Eternal Comfort in the Arms of God

April 30, 2006

Original Post Date:  4/30/2006

I heard this excerpt in my adult ed hour at church this morning, in the context of taking comfort in God during the times we are lost in sorrow and despair, even depression.  The scripture we were studying was from 1 Kings, where Elijah finds comfort from God under a tree after fleeing from Jezebel's wrath, and finds himself all alone.  Read the story here.

Some of the comments from the class were helpful to me- that our culture seems to prefer highlighting what is wrong instead of what is right, preferring the critical voice to the voice of praise.  As a result, we oftentimes find ourselves focusing on what is going wrong in the world instead of what is going right.

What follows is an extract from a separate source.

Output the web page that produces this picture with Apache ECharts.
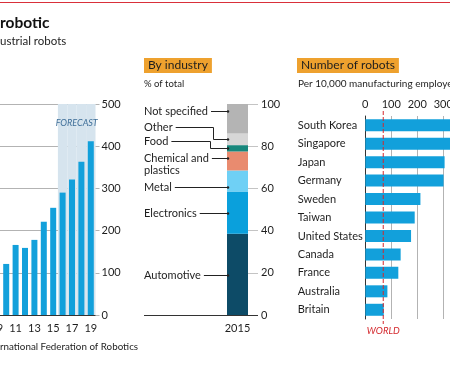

"A Brief for the Defense" from Refusing Heaven, by Jack Gilbert

Sorrow everywhere.  Slaughter everywhere.  If babies are not starving someplace, they are starving somewhere else.  With flies in their nostrils.  But we enjoy our lives because that's what God wants.  Otherwise the mornings before summer dawn would not be made so fine.  The Bengal tiger would not be fashioned so miraculously well.  The poor women at the fountain are laughing together between the suffering they have known and the awfulness in their future, smiling and laughing while somebody in the village is very sick.  There is laughter every day in the terrible streets of Calcutta and the women laugh in the cages of Bombay.  If we deny our happiness, resist our satisfaction, we lessen the importance of their deprivation.  We must risk delight.  We can do without pleasure, but not delight.  Not enjoyment.  We must have the stubbornness to accept our gladness in the ruthless furnace of this world.  To make injustice the only measure of our attention is to praise the Devil.  If the locomotive of the Lord runs us down, we should give thanks that the end had magnitude.  We must admit there will be music despite everything.  We stand at the prow again of a small ship anchored late at night in the tiny port looking over to the sleeping island; the waterfront is three shuttered cafes and one naked light burning.  To hear the faint sound of oars in the silence as a rowboat comes slowly out and then goes back is truly worth all the years of sorrow that are to come.